The fab four: clockwise, from top left, Drew Endy, Jay Keasling, George Church and Joseph Jacobson. Credit: S. OGDEN/SPL; V. STEGER/SPL; S. OGDEN; V. STEGER/SPL

Launched with some fanfare in 2004, Codon Devices of Cambridge, Massachusetts, was touted as a flagship for the industrial applications of synthetic biology, a nascent discipline that applies engineering approaches to the molecular design of biological systems. In late March, however, the company closed its doors.

"I'm personally disappointed," says Codon co-founder George Church of Harvard University, who works on gene sequencing and synthesis technology. "It seemed like an opportunity to bring a lot of money into a field that had a lot of promise and I don't think that's hype; I just think that's a matter of time."

Codon Devices was backed by a range of top-drawer venture capitalists. The scientific founders, alongside Church, were Drew Endy, then of the Massachusetts Institute of Technology (MIT) in Cambridge, who was working on the development of small, reusable genetic components known as BioBricks; Jay Keasling of the University of California, Berkeley, who engineers metabolic pathways; and Joseph Jacobson of MIT's Media Lab, who works on creating molecular machinery. The company started out with a two-pronged strategy: to provide synthetic genes and reagents to order, and to partner with other firms to develop synthetic-biology applications.

This is a young, exciting and dynamic field. It will take time; that's what you would expect.

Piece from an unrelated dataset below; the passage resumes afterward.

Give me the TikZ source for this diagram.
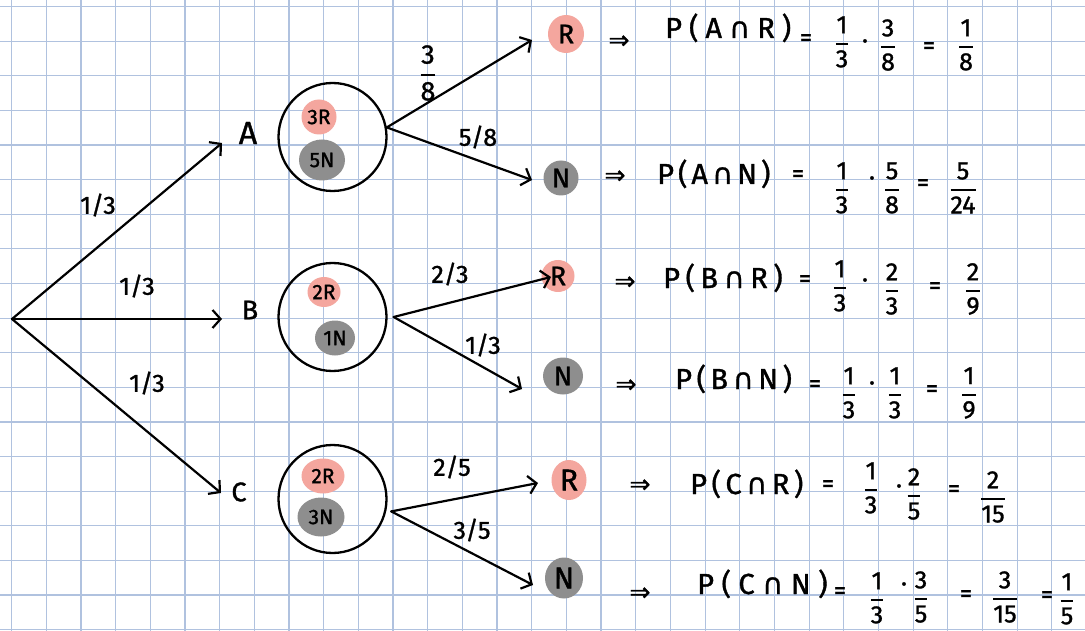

But having two different balls in play did not work well. In the first of its two target markets there were incumbent competitors — notably DNA 2.0 in Menlo Park, California, Blue Heron Biotechnology of Bothell, Washington, and Geneart, based in Regensberg, Germany — for whom selling synthetic DNA was the core business. "They tried to do two really hard things in the same small company — to be a successful manufacturing and service company on the one hand, and to be a high-powered R&D company," says John Mulligan, Blue Heron's chief scientific officer. "It's super-hard to combine in one small company those two pretty disparate corporate cultures.

Robert Carlson, a principal at Biodesic — an engineering and design company in Seattle, Washington — and a former colleague of Endy's, points to another problem with combining the two approaches: fears about confidentiality. "Inevitably, when Codon partnered with, say, a company pursuing biofuels, any other biofuels company was bound to feel uneasy about shipping designs for genes or genetic circuits off to Codon."

Codon seemed to recognize the problems in its approach. In March 2008, it received a cash infusion of $31 million from its existing investors, including such well-connected figures as Vinod Khosla of Khosla Ventures in Menlo Park and Michael Hunkapiller of Alloy Ventures in Palo Alto, California. Three months later, it said it would streamline its business and refocus on applications rather than synthesis. The move may have come too late, says Church. "A lot of our burn rate would be having a sales staff," he explains. "Codon should have stuck with its long-term plan": to provide the "foundational platform" for synthetic biology, as Intel provides a platform for computing.

Still, some analysts are perplexed that Codon's board hasn't explained why the company decided to pull the plug so suddenly. "The lack of explanation as to why Codon Devices is reported to be 'quietly shutting down' strikes me as very odd," says Steve Aldrich, president of Bio Economic Research Associates in Cambridge, Massachusetts. "I would have thought that the controlling venture investors would be anxious to reassure public markets, which might interpret the abandonment of such a high-profile start-up as a negative judgement on the idea that we would be able to rapidly design, engineer and commercialize biological applications anytime soon."

Drug companies are keen to use synthetic biology to improve drug development, according to Richard Kitney of Imperial College London's centre for synthetic biology, and this raises the question of why the company didn't find a larger concern to buy it up.

Khosla, Hunkapiller, Endy and Jacobson did not respond to requests to comment for this piece. But other scientists say that synthetic biology has a bright future that need not hinge on the fate of a single firm. "This is a young, exciting and dynamic field, and this is one of the companies that tried to make it and failed in a pretty tough environment," says Sven Panke of the Swiss Federal Institute of Technology in Zurich. "It will take time; that's what you would expect.

Indeed, one of the most promising applications of synthetic biology is thought to lie in the development of better biofuels. In 2007, Church launched a separate synthetic-biology biofuels company, LS9, in South San Francisco, with backing from Khosla, among others. Khosla is also an investor in an earlier Keasling start-up, Amyris Biotechnologies of Emeryville, California, which has begun working on biofuels and is developing cheaper antimalarial drugs in partnership with the Paris-based pharmaceutical company Sanofi-Aventis and the San Francisco-based non-profit Institute for OneWorld Health.

These and other competing ventures may have made life more difficult for Codon, which was recruiting biofuels partners. "You've got the combination of many more [start-ups] getting into biofuels and many more players like BP and Shell," says Kitney. "That must have put quite a lot of pressure on Codon Devices."